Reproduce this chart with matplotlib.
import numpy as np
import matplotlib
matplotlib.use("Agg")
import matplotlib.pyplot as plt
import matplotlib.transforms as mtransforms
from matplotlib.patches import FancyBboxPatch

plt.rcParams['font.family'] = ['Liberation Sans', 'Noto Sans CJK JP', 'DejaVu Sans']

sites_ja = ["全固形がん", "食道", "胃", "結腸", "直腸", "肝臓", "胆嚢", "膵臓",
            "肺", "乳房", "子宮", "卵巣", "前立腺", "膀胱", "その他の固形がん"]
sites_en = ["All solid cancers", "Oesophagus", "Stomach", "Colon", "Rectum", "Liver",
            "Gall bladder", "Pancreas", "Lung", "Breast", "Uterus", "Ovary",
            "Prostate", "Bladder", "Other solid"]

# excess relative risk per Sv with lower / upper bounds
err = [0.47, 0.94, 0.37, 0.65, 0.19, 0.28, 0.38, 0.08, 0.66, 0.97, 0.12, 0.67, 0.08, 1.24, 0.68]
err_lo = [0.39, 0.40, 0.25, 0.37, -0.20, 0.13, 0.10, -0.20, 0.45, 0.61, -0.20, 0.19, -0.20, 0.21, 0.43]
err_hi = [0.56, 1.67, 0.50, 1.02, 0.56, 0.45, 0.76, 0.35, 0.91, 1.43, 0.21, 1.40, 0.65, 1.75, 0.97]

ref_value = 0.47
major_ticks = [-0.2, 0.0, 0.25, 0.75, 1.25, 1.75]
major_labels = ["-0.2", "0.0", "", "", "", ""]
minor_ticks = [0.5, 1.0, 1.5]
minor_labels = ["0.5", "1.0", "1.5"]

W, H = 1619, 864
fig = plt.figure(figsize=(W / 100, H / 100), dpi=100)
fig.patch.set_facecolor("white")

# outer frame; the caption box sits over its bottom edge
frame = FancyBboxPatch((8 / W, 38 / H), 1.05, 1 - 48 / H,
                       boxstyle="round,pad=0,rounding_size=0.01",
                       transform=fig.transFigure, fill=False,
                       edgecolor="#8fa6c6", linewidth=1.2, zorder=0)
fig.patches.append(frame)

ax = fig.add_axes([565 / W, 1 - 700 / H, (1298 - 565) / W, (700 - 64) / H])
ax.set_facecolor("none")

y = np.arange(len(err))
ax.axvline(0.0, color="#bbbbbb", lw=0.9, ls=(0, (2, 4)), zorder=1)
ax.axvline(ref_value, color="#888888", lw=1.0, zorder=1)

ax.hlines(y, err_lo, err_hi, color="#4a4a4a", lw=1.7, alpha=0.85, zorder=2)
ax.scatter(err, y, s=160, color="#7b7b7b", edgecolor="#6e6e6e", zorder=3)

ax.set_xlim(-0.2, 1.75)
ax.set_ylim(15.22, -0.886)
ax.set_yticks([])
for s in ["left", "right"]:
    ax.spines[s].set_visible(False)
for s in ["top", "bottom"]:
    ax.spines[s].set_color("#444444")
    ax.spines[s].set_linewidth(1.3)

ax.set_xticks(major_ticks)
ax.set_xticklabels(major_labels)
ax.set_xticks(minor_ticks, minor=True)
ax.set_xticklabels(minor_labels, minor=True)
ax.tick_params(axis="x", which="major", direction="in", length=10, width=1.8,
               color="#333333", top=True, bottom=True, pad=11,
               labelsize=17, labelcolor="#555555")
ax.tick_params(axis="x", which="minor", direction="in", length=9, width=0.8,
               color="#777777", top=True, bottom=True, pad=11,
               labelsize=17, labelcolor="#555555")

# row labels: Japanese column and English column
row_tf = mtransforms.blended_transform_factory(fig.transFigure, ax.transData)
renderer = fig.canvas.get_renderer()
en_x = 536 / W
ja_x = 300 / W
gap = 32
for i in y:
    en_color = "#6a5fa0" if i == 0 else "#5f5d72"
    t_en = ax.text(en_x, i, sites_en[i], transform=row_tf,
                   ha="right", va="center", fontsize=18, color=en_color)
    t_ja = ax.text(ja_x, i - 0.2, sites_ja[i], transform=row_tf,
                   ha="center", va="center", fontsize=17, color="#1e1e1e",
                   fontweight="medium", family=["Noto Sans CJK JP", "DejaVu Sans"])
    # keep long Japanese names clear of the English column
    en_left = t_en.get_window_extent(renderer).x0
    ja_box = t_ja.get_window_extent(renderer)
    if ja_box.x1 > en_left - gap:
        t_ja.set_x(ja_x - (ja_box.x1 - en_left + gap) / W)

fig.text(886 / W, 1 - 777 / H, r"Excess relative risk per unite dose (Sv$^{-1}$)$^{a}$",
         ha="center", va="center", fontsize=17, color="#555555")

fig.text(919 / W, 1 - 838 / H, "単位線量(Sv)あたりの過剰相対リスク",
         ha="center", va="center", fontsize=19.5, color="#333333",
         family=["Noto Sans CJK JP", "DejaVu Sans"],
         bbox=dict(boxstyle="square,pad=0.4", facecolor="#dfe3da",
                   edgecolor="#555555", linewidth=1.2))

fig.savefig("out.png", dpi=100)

---------------

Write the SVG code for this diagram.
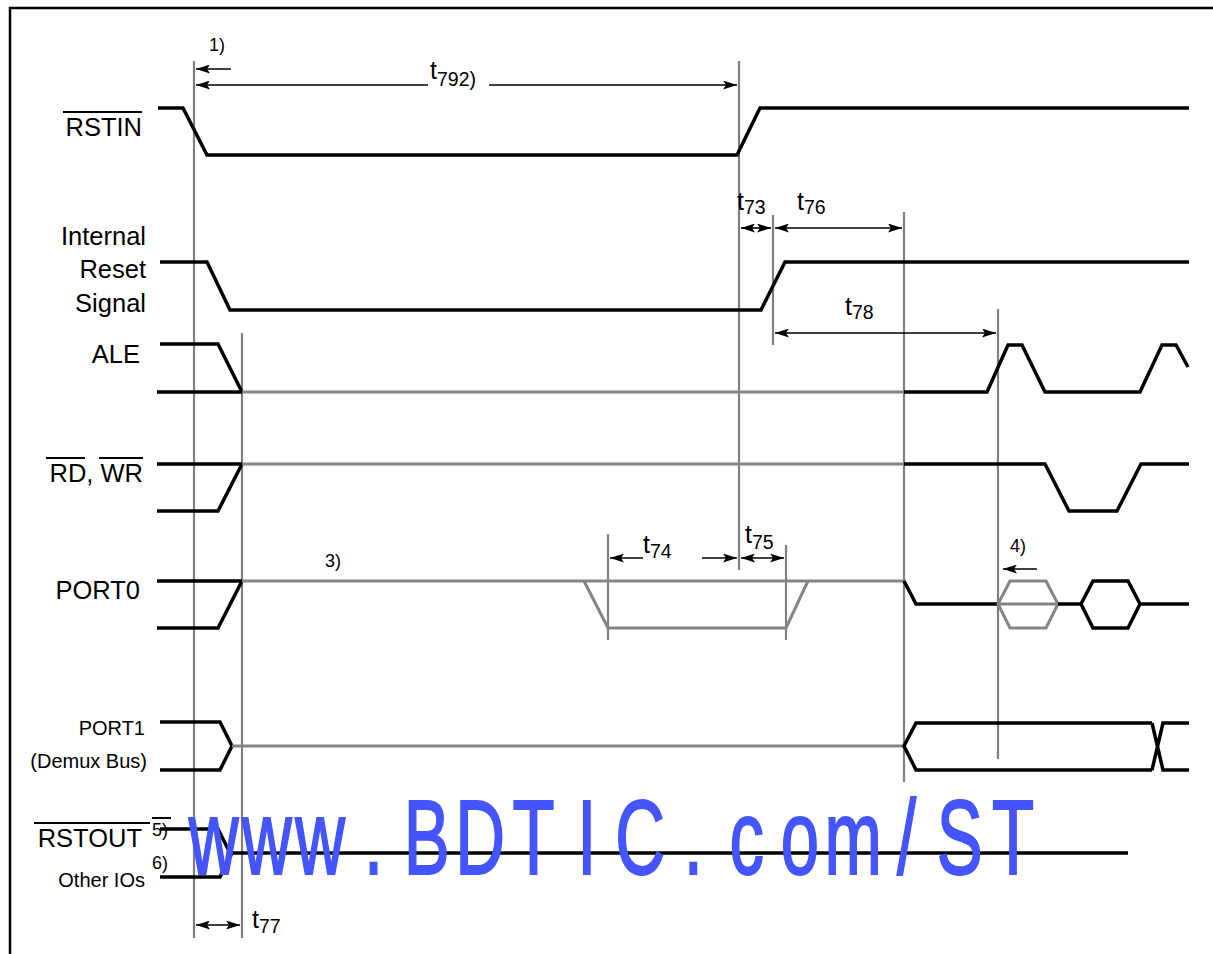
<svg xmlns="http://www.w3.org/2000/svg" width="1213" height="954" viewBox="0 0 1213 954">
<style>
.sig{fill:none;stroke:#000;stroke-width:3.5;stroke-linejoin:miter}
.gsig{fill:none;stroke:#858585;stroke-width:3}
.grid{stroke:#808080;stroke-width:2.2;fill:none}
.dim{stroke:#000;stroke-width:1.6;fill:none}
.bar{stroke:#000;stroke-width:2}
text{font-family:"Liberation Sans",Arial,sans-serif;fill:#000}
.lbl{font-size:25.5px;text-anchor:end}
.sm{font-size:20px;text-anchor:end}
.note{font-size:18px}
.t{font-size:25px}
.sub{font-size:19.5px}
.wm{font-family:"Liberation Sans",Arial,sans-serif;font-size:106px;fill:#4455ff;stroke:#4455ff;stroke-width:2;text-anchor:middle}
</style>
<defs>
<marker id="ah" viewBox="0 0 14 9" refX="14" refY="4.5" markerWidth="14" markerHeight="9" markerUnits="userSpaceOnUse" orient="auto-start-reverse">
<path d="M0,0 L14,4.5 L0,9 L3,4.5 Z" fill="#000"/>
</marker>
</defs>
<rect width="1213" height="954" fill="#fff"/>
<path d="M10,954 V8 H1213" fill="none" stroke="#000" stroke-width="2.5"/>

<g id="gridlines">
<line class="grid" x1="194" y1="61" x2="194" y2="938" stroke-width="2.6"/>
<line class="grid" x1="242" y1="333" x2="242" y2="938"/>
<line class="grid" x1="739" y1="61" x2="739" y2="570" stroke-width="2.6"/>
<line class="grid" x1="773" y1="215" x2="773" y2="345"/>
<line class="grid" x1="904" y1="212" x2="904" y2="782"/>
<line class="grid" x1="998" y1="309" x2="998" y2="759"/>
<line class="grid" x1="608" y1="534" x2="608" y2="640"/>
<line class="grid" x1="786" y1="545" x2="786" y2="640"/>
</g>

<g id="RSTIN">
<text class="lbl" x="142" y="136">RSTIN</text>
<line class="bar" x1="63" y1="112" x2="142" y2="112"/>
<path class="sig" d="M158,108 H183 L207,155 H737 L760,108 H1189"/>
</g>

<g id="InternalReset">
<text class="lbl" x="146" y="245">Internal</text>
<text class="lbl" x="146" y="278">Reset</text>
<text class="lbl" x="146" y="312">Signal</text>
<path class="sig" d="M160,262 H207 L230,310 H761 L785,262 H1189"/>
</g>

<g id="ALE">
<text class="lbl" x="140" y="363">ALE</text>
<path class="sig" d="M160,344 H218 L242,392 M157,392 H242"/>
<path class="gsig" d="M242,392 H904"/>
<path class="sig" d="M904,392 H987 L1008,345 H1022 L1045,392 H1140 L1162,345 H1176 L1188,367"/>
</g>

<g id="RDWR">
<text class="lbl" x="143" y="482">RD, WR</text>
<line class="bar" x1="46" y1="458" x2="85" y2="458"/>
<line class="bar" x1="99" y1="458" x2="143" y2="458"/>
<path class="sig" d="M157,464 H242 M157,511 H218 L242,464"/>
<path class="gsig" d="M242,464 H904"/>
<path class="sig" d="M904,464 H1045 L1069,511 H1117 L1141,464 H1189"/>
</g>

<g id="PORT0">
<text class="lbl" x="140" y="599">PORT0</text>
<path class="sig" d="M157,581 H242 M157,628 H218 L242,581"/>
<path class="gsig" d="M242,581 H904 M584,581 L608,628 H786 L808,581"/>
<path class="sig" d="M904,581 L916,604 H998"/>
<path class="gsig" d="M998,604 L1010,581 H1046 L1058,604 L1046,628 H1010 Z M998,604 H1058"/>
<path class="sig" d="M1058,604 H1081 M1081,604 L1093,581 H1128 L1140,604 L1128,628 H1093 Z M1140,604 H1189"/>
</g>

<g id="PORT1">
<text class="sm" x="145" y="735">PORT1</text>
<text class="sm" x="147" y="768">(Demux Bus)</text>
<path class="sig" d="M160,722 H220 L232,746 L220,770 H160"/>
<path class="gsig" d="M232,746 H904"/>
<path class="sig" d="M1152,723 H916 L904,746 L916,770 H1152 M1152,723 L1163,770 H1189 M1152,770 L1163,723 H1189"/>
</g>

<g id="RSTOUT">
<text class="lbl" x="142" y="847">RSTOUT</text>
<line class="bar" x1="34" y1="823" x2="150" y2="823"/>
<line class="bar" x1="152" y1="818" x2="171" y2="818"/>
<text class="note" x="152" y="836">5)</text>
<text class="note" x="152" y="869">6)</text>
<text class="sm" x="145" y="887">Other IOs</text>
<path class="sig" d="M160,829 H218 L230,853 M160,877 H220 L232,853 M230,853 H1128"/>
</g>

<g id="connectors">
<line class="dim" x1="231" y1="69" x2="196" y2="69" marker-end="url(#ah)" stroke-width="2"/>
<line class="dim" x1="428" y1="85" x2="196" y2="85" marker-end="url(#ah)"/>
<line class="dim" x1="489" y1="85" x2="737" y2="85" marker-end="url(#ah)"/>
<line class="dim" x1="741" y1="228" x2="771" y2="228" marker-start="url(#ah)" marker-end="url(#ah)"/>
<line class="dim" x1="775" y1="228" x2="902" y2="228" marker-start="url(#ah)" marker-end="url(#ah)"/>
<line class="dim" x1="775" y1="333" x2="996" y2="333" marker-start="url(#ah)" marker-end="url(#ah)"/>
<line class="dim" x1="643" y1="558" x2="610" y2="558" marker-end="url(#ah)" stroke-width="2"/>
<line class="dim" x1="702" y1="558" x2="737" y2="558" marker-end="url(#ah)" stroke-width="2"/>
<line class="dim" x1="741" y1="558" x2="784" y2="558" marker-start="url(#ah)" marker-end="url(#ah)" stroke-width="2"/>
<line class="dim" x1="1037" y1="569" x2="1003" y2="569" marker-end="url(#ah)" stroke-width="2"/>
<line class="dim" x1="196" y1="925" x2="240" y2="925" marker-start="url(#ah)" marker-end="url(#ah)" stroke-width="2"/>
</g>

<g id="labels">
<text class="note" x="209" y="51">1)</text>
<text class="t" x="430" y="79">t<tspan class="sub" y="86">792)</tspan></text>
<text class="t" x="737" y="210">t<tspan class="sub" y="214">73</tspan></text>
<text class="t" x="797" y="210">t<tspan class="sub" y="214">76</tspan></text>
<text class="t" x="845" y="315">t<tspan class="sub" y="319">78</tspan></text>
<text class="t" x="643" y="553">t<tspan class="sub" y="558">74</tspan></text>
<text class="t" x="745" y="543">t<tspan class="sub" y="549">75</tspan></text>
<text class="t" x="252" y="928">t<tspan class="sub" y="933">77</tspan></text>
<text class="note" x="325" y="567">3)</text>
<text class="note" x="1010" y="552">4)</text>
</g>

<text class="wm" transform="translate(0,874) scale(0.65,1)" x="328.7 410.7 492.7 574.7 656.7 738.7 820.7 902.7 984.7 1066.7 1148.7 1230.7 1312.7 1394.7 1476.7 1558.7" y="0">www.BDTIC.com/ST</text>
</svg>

---------------

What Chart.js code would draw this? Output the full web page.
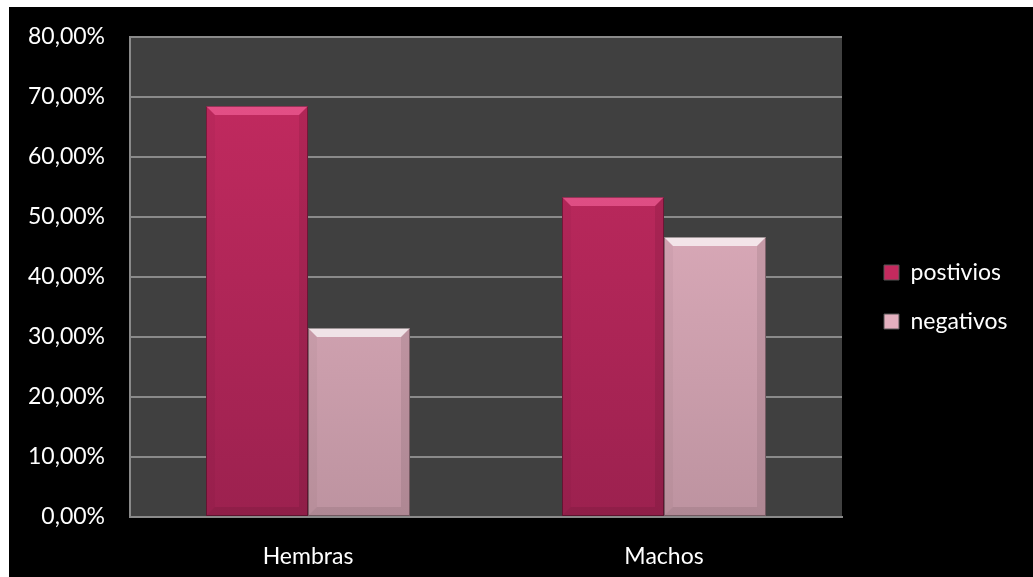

---------------

Within the material above, transcribe exactly the lines that run from the line holding "Reproduce this chart with matplotlib." through the line holding "plt.rcParams['font.family'] = ['Liberation".

◆ Result for this exercise ◆
Reproduce this chart with matplotlib.
import numpy as np
import matplotlib
matplotlib.use("Agg")
import matplotlib.pyplot as plt
import matplotlib.transforms as mtransforms
from matplotlib.patches import FancyBboxPatch

plt.rcParams['font.family'] = ['Liberation Sans', 'Noto Sans CJK JP', 'DejaVu Sans']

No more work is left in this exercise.